Across all nations studied in this report, there is a recognized need for partnership with and support from the United States and other like-minded countries to effectively address security concerns and deter potential threats from China.
Oriana Skylar Mastro

Another common theme is that the PLA's assertive actions have prompted all six nations studied in the report to boost security cooperation with the United States and other regional powers, albeit to varying extents. For example, in addition to enhancing its strategic partnership with the United States, India has enhanced its defense ties with the two other Quad members (Japan and Australia) and regional partners such as Vietnam, Singapore, and the Philippines.

Moreover, based on their encounters with the PLA, almost all regional players have concluded that strengthening their military capabilities will discourage Chinese aggressive behavior in the future, Mastro says, noting that “changes in defense posture have perhaps been the most drastic in Japan.”

Policy Implications

The report's case studies offer policy recommendations for deterring China, emphasizing the importance of a consistent approach that includes strengthening deterrence capabilities through military modernization, firm stances on border disputes, and close security cooperation with the United States, its allies, and other like-minded nations.

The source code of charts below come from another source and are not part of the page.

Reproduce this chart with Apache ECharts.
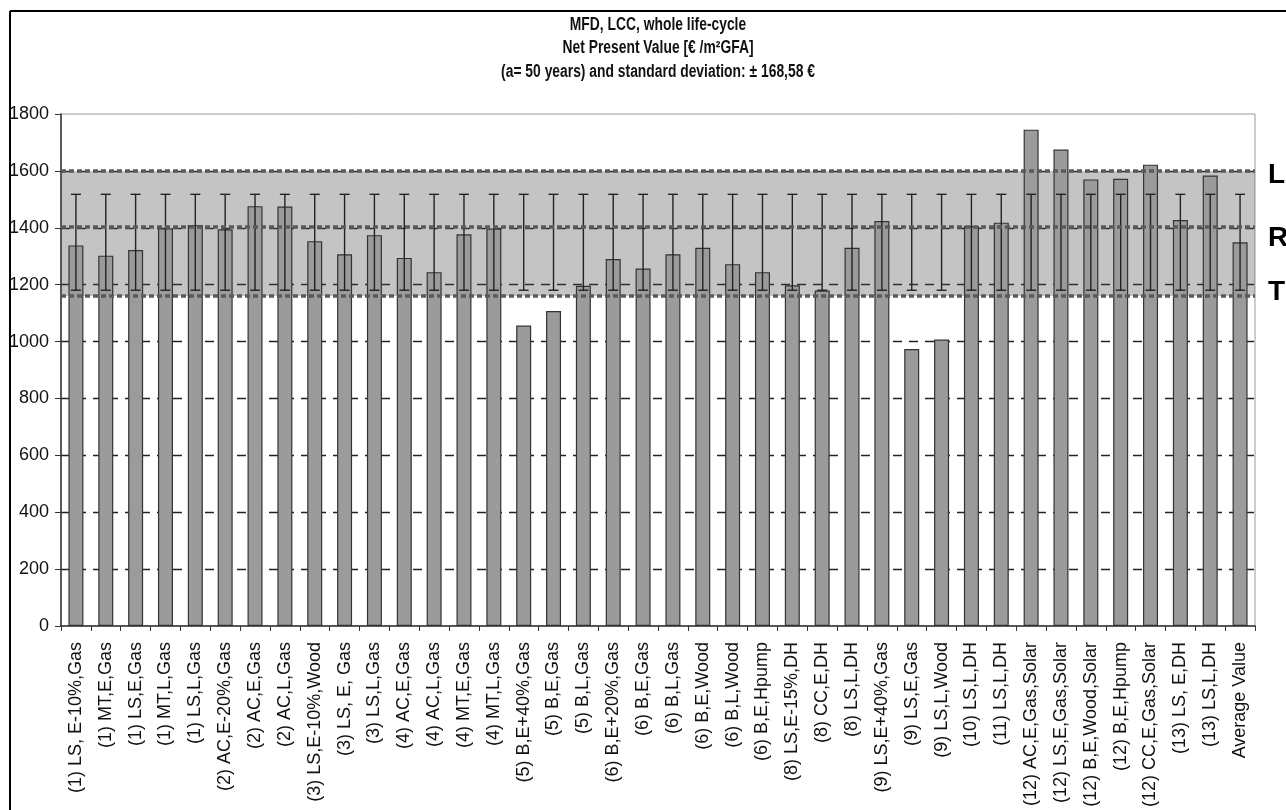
<!DOCTYPE html>
<html>
<head>
<meta charset="utf-8">
<title>MFD, LCC, whole life-cycle</title>
<script src="https://cdn.jsdelivr.net/npm/echarts@6/dist/echarts.min.js"></script>
<style>
  html, body { margin: 0; padding: 0; background: #fff; }
  #chart { width: 1286px; height: 810px; }
</style>
</head>
<body>
<div id="chart"></div>
<script>
// Building variants (categories on the x axis)
const categories = [
  '(1) LS, E-10%,Gas', '(1) MT,E,Gas', '(1) LS,E,Gas', '(1) MT,L,Gas', '(1) LS,L,Gas',
  '(2) AC,E-20%,Gas', '(2) AC,E,Gas', '(2) AC,L,Gas', '(3) LS,E-10%,Wood', '(3) LS, E, Gas',
  '(3) LS,L,Gas', '(4) AC,E,Gas', '(4) AC,L,Gas', '(4) MT,E,Gas', '(4) MT,L,Gas',
  '(5) B,E+40%,Gas', '(5) B,E,Gas', '(5) B,L,Gas', '(6) B,E+20%,Gas', '(6) B,E,Gas',
  '(6) B,L,Gas', '(6) B,E,Wood', '(6) B,L,Wood', '(6) B,E,Hpump', '(8) LS,E-15%,DH',
  '(8) CC,E,DH', '(8) LS,L,DH', '(9) LS,E+40%,Gas', '(9) LS,E,Gas', '(9) LS,L,Wood',
  '(10) LS,L,DH', '(11) LS,L,DH', '(12) AC,E,Gas,Solar', '(12) LS,E,Gas,Solar', '(12) B,E,Wood,Solar',
  '(12) B,E,Hpump', '(12) CC,E,Gas,Solar', '(13) LS, E,DH', '(13) LS,L,DH', 'Average Value'
];

// Net present value per variant [€/m²GFA]
const npvValues = [
  1338, 1302, 1322, 1398, 1410,
  1395, 1476, 1475, 1353, 1307,
  1374, 1294, 1244, 1377, 1397,
  1056, 1107, 1196, 1290, 1257,
  1307, 1330, 1272, 1244, 1198,
  1179, 1330, 1424, 974, 1007,
  1406, 1418, 1745, 1675, 1570,
  1572, 1622, 1427, 1584, 1349
];

// Standard deviation around the average value
const averageValue = 1349;
const standardDeviation = 168.58;

// Reference band and its three level lines (labelled on the right)
const bandRange = [1160, 1600];
const levelValues = [1600, 1405, 1160];
const levelNames = ['L', 'R', 'T'];

// Title lines
const titleLines = [
  'MFD, LCC, whole life-cycle',
  'Net Present Value [€ /m²GFA]',
  '(a= 50 years) and standard deviation: ± 168,58 €'
];

// Y axis ticks
const yMin = 0, yMax = 1800, yStep = 200;

const FONT = '"Liberation Sans", Arial, sans-serif';

const errorData = categories.map((c, i) => [i, averageValue - standardDeviation, averageValue + standardDeviation]);

// Offsets that keep each level letter beside its line
const levelLabelOffsets = [[0, 4], [0, 12], [0, -4]];

const chart = echarts.init(document.getElementById('chart'), null, { renderer: 'canvas' });

chart.setOption({
  backgroundColor: '#ffffff',
  animation: false,
  textStyle: { fontFamily: FONT },
  grid: {
    left: 61, right: 31, top: 114, bottom: 182,
    show: true, borderColor: '#9a9a9a', borderWidth: 1, backgroundColor: 'transparent'
  },
  graphic: [
    { type: 'line', shape: { x1: 10, y1: 11, x2: 10, y2: 810 }, style: { stroke: '#000', lineWidth: 2 } },
    { type: 'line', shape: { x1: 10, y1: 11, x2: 1286, y2: 11 }, style: { stroke: '#000', lineWidth: 2 } },
    {
      type: 'text',
      x: 658, y: 13,
      scaleX: 0.77,
      style: {
        text: titleLines.join('\n'),
        fontFamily: FONT,
        fontSize: 18,
        fontWeight: 'bold',
        fill: '#111',
        align: 'center',
        verticalAlign: 'top',
        lineHeight: 23.5
      }
    }
  ],
  xAxis: {
    type: 'category',
    data: categories,
    axisLine: { lineStyle: { color: '#333', width: 1.5 } },
    axisTick: { show: true, alignWithLabel: false, length: 5, lineStyle: { color: '#333' } },
    axisLabel: {
      rotate: 90, interval: 0, margin: 16,
      fontFamily: FONT, fontSize: 18, color: '#111'
    },
    splitLine: { show: false }
  },
  yAxis: {
    type: 'value',
    min: yMin, max: yMax, interval: yStep,
    axisLine: { show: true, lineStyle: { color: '#333', width: 1.5 } },
    axisTick: { show: true, inside: false, length: 6, lineStyle: { color: '#333' } },
    axisLabel: {
      fontFamily: FONT, fontSize: 18, color: '#111', margin: 12,
      formatter: function (v) { return String(v); }
    },
    splitLine: { show: true, showMinLine: false, showMaxLine: false, lineStyle: { color: '#222', type: [9, 7], width: 1.4 } }
  },
  series: [
    {
      name: 'NPV',
      type: 'bar',
      data: npvValues,
      barWidth: 15,
      z: 2,
      itemStyle: { color: '#9b9b9b', borderColor: '#333', borderWidth: 1.2 }
    },
    {
      name: 'band',
      type: 'line',
      data: [],
      z: 3,
      silent: true,
      markArea: {
        silent: true,
        itemStyle: { color: 'rgba(70,70,70,0.32)' },
        data: [[{ yAxis: bandRange[1] }, { yAxis: bandRange[0] }]]
      }
    },
    {
      name: 'std',
      type: 'custom',
      z: 4,
      data: errorData,
      encode: { x: 0, y: [1, 2] },
      renderItem: function (params, api) {
        const x = api.coord([api.value(0), 0])[0];
        const lo = api.coord([api.value(0), api.value(1)])[1];
        const hi = api.coord([api.value(0), api.value(2)])[1];
        const half = 5;
        const style = { stroke: '#222', lineWidth: 1.4 };
        return {
          type: 'group',
          children: [
            { type: 'line', shape: { x1: x, y1: hi, x2: x, y2: lo }, style: style },
            { type: 'line', shape: { x1: x - half, y1: hi, x2: x + half, y2: hi }, style: style },
            { type: 'line', shape: { x1: x - half, y1: lo, x2: x + half, y2: lo }, style: style }
          ]
        };
      }
    },
    {
      name: 'levels',
      type: 'line',
      data: [],
      z: 5,
      silent: true,
      markLine: {
        silent: true,
        symbol: ['none', 'none'],
        lineStyle: { color: '#5a5a5a', type: [5, 3], width: 3.5 },
        label: {
          show: true, position: 'end', distance: 13,
          fontFamily: FONT, fontSize: 28, fontWeight: 'bold', color: '#000',
          formatter: function (p) { return p.name; }
        },
        data: levelValues.map((v, i) => ({
          yAxis: v, name: levelNames[i],
          label: { offset: levelLabelOffsets[i] }
        }))
      }
    }
  ]
});
</script>
</body>
</html>
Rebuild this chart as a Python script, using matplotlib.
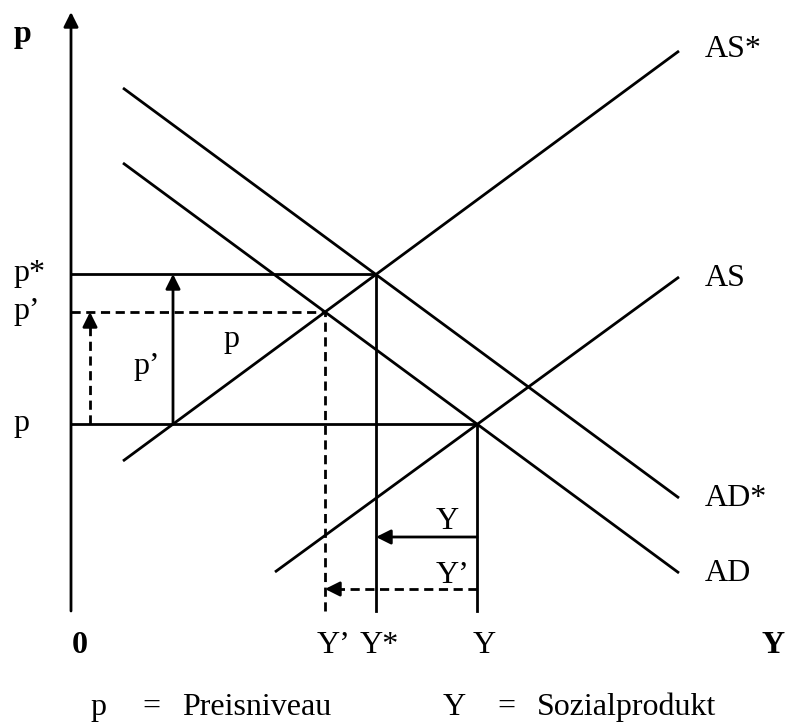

While there is consensus that military deterrence needs to be balanced with diplomatic engagements to reduce tensions, each regional player views the effectiveness of diplomacy and cooperation with China differently.

“Ultimately,” Mastro concludes, “the path forward for maintaining peace and stability in the Indo-Pacific region requires a cohesive strategy that prioritizes long-term security interests, demonstrating the essential role of international cooperation and the strategic interplay between military readiness and diplomatic efforts in navigating China’s aggression.”